(Charts and diagrams as code)

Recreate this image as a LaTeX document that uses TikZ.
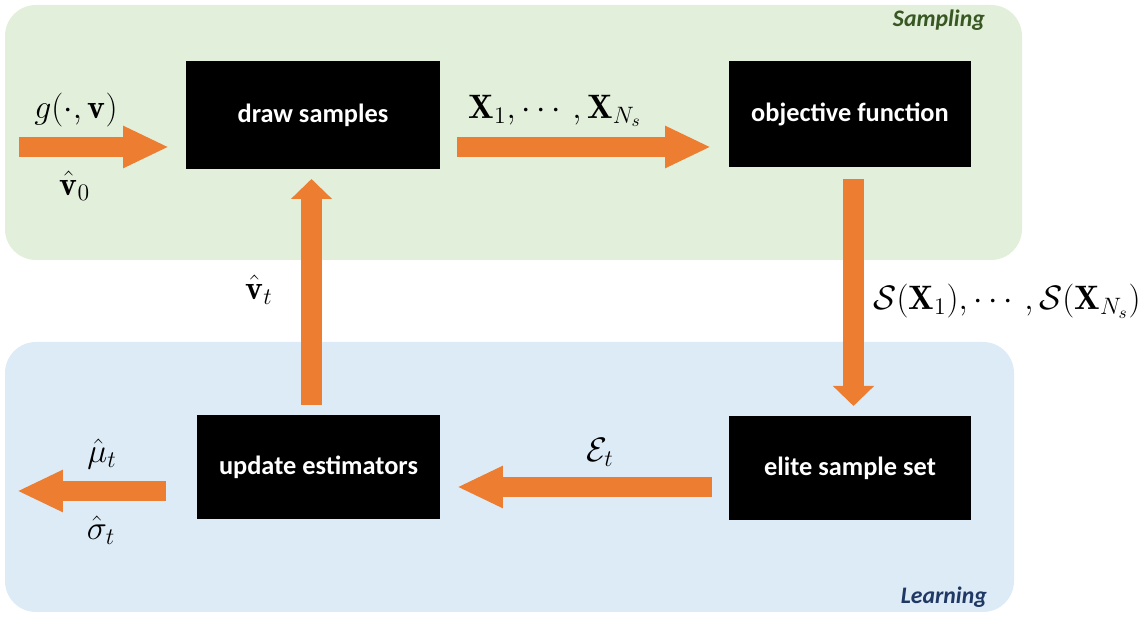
\documentclass[tikz,border=0pt]{standalone}
\usepackage{fix-cm}
\usepackage{amsmath}
\usepackage{fontspec}
\newfontfamily\carlito{Carlito}
\usetikzlibrary{arrows.meta}
\definecolor{sampbg}{HTML}{E2EFDA}
\definecolor{learnbg}{HTML}{DDEBF7}
\definecolor{flowc}{HTML}{ED7D31}
\definecolor{samptxt}{HTML}{385723}
\definecolor{learntxt}{HTML}{203864}
\tikzset{
  stepbox/.style={fill=black, text=white, inner sep=0pt,
    font=\carlito\bfseries\fontsize{15}{18}\selectfont},
  region/.style={rounded corners=0.62cm},
  regionlabel/.style={font=\carlito\bfseries\itshape\fontsize{13.5}{16}\selectfont},
  hflow/.style={draw=flowc, line width=0.4cm, -{Triangle[length=0.92cm, width=0.78cm, fill=flowc]}},
  vflow/.style={draw=flowc, line width=0.42cm, -{Triangle[length=0.4cm, width=0.8cm, fill=flowc]}},
  mlabel/.style={inner sep=0pt, font=\fontsize{19.3}{23}\selectfont},
}
\begin{document}
\begin{tikzpicture}[x=0.02cm, y=-0.02cm]
\useasboundingbox (0,0) rectangle (1147,617);
% regions
\fill[sampbg, region] (5,5) rectangle (1022,260);
\fill[learnbg, region] (5,342) rectangle (1014,612);
\node[regionlabel, text=samptxt, anchor=east] (samplbl) at (991,20) {Sampling};
\node[regionlabel, text=learntxt, anchor=east] (learnlbl) at (993,597) {Learning};
% boxes
\node[stepbox, minimum width=5.08cm, minimum height=2.16cm] (ds) at (313,115) {draw samples};
\node[stepbox, minimum width=4.84cm, minimum height=2.12cm] (of) at (850,114) {objective function};
\node[stepbox, minimum width=4.86cm, minimum height=2.08cm] (ue) at (318.5,467) {update estimators};
\node[stepbox, minimum width=4.84cm, minimum height=2.08cm] (es) at (850,468) {elite sample set};
% arrow end points
\coordinate (inS) at (19,147);
\coordinate (inE) at (169,147);
\coordinate (a2S) at (457,147);
\coordinate (a2E) at (711,147);
\coordinate (dnS) at (853.5,179);
\coordinate (dnE) at (853.5,406);
\coordinate (lfS) at (712,487);
\coordinate (lfE) at (457,487);
\coordinate (upS) at (311.5,405);
\coordinate (upE) at (311.5,179);
\coordinate (outS) at (166,491);
\coordinate (outE) at (17,491);
% arrows
\draw[hflow] (inS) -- (inE);
\draw[hflow] (a2S) -- (a2E);
\draw[vflow] (dnS) -- (dnE);
\draw[hflow] (lfS) -- (lfE);
\draw[vflow] (upS) -- (upE);
\draw[hflow] (outS) -- (outE);
% labels
\node[mlabel] (lg) at (76,110) {$g(\cdot,\mathbf{v})$};
\node[mlabel] (lv0) at (75,186) {$\hat{\mathbf{v}}_0$};
\node[mlabel] (lx) at (555,111) {$\mathbf{X}_1,\cdots,\mathbf{X}_{N_s}$};
\node[mlabel] (ls) at (1007,301) {$\mathcal{S}(\mathbf{X}_1),\cdots,\mathcal{S}(\mathbf{X}_{N_s})$};
\node[mlabel] (lvt) at (259,290) {$\hat{\mathbf{v}}_t$};
\node[mlabel] (le) at (600,452) {$\mathcal{E}_t$};
\node[mlabel] (lmu) at (102,454) {$\hat{\mu}_t$};
\node[mlabel] (lsig) at (101,530) {$\hat{\sigma}_t$};
\end{tikzpicture}
\end{document}
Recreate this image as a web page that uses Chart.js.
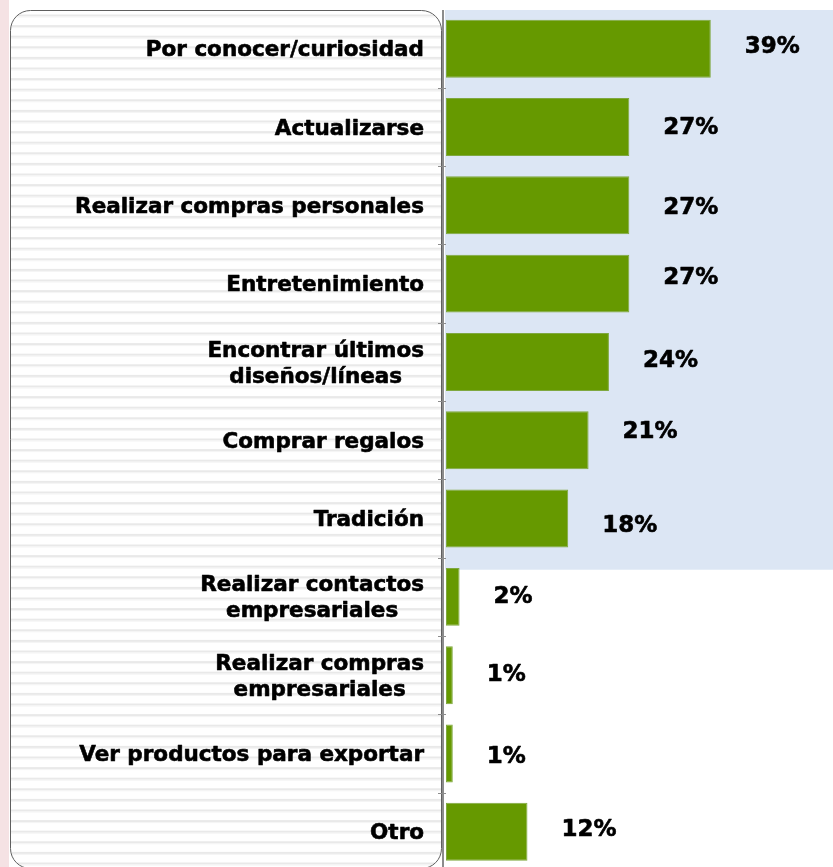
<!DOCTYPE html>
<html>
<head>
<meta charset="utf-8">
<script src="https://cdn.jsdelivr.net/npm/chart.js@4.4.0/dist/chart.umd.min.js"></script>
<style>
    html, body { margin: 0; padding: 0; background: #fff; overflow: hidden; }
    #wrap { width: 833px; height: 872px; }
</style>
</head>
<body>
<div id="wrap"><canvas id="motivosChart" width="833" height="872"></canvas></div>
<script>
// Categories (multi-line labels as arrays)
const categories = [
    'Por conocer/curiosidad',
    'Actualizarse',
    'Realizar compras personales',
    'Entretenimiento',
    ['Encontrar últimos', 'diseños/líneas'],
    'Comprar regalos',
    'Tradición',
    ['Realizar contactos', 'empresariales'],
    ['Realizar compras', 'empresariales'],
    'Ver productos para exportar',
    'Otro'
];
const percentages = [39, 27, 27, 27, 24, 21, 18, 2, 1, 1, 12];
// small vertical nudges of the value labels, as in the original slide
const labelNudgeY = [-2, 1, 3, -6, -1, -8, 7, 0, 0, 4, -2];

const FONT = '"DejaVu Sans", Verdana, sans-serif';

// bold text with a hairline stroke so it reads as heavy as the slide font
function heavyText(ctx, text, x, y) {
    ctx.strokeText(text, x, y);
    ctx.fillText(text, x, y);
}

const backgroundPlugin = {
    id: 'slideBackground',
    beforeDatasetsDraw(chart) {
        const ctx = chart.ctx;
        const area = chart.chartArea;
        const yScale = chart.scales.y;
        const pitch = yScale.getPixelForValue(1) - yScale.getPixelForValue(0);

        ctx.save();
        // pink strip on the left edge
        ctx.fillStyle = '#f5e2e4';
        ctx.fillRect(0, 0, 9, chart.height);

        // rounded label panel with horizontal stripes
        const px = 10.5, py = 10.5, pw = 431, ph = 858, r = 20;
        ctx.beginPath();
        ctx.roundRect(px, py, pw, ph, r);
        ctx.fillStyle = '#ffffff';
        ctx.fill();
        ctx.save();
        ctx.clip();
        for (let y = py + 4; y < py + ph; y += 10.6) {
            ctx.fillStyle = '#e9e9e9';
            ctx.fillRect(px, y, pw, 2);
            ctx.fillStyle = '#f4f4f4';
            ctx.fillRect(px, y + 2, pw, 1);
        }
        ctx.restore();
        ctx.strokeStyle = '#5f5f5f';
        ctx.lineWidth = 1;
        ctx.stroke();

        // light blue block behind the first seven bars
        const blueBottom = yScale.getPixelForValue(6) + pitch / 2 + 12;
        ctx.fillStyle = '#dce6f4';
        ctx.fillRect(area.left - 1, 10, chart.width - area.left + 1, blueBottom - 10);

        // vertical axis with tick marks between categories
        ctx.strokeStyle = '#8c8c8c';
        ctx.lineWidth = 2;
        ctx.beginPath();
        ctx.moveTo(area.left - 3, 10);
        ctx.lineTo(area.left - 3, chart.height);
        ctx.stroke();
        ctx.lineWidth = 1;
        for (let i = 0; i < categories.length; i++) {
            const ty = Math.round(yScale.getPixelForValue(i) + pitch / 2) + 0.5;
            ctx.beginPath();
            ctx.moveTo(area.left - 8, ty);
            ctx.lineTo(area.left, ty);
            ctx.stroke();
        }
        ctx.restore();
    },
    afterDatasetsDraw(chart) {
        const ctx = chart.ctx;
        const yScale = chart.scales.y;
        const meta = chart.getDatasetMeta(0);
        ctx.save();
        ctx.fillStyle = '#000';
        ctx.strokeStyle = '#000';
        ctx.lineWidth = 0.6;
        ctx.lineJoin = 'round';
        ctx.font = 'bold 23px ' + FONT;

        // value labels
        ctx.textAlign = 'left';
        ctx.textBaseline = 'middle';
        meta.data.forEach((bar, i) => {
            heavyText(ctx, percentages[i] + '%', bar.x + 34, bar.y + labelNudgeY[i]);
        });

        // category labels: right aligned block, lines centred inside it
        ctx.font = 'bold 21.5px ' + FONT;
        ctx.textAlign = 'center';
        const rightEdge = 424;
        const lineH = 26;
        categories.forEach((cat, i) => {
            const lines = Array.isArray(cat) ? cat : [cat];
            const w = Math.max(...lines.map(l => ctx.measureText(l).width));
            const cx = rightEdge - w / 2;
            const cy = yScale.getPixelForValue(i) + 2;
            lines.forEach((l, k) => {
                heavyText(ctx, l, cx, cy + (k - (lines.length - 1) / 2) * lineH);
            });
        });
        ctx.restore();
    }
};

const ctx = document.getElementById('motivosChart').getContext('2d');
const motivosChart = new Chart(ctx, {
    type: 'bar',
    data: {
        labels: categories,
        datasets: [{
            data: percentages,
            backgroundColor: '#669900',
            borderColor: '#7fa83f',
            borderWidth: 1,
            borderSkipped: false,
            barPercentage: 0.74,
            categoryPercentage: 1
        }]
    },
    options: {
        indexAxis: 'y',
        responsive: false,
        animation: false,
        layout: { padding: { top: 9.5, bottom: 1, left: 0, right: 0 } },
        plugins: {
            legend: { display: false },
            tooltip: { enabled: false }
        },
        scales: {
            x: {
                display: false,
                min: 0,
                max: 57
            },
            y: {
                grid: { display: false },
                border: { display: false },
                ticks: { display: false },
                afterFit: function(scale) {
                    scale.width = 446;
                }
            }
        }
    },
    plugins: [backgroundPlugin]
});
</script>
</body>
</html>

### The problem
State the number of lines in the records that contain the string "image", and nothing more.

### Written answer
2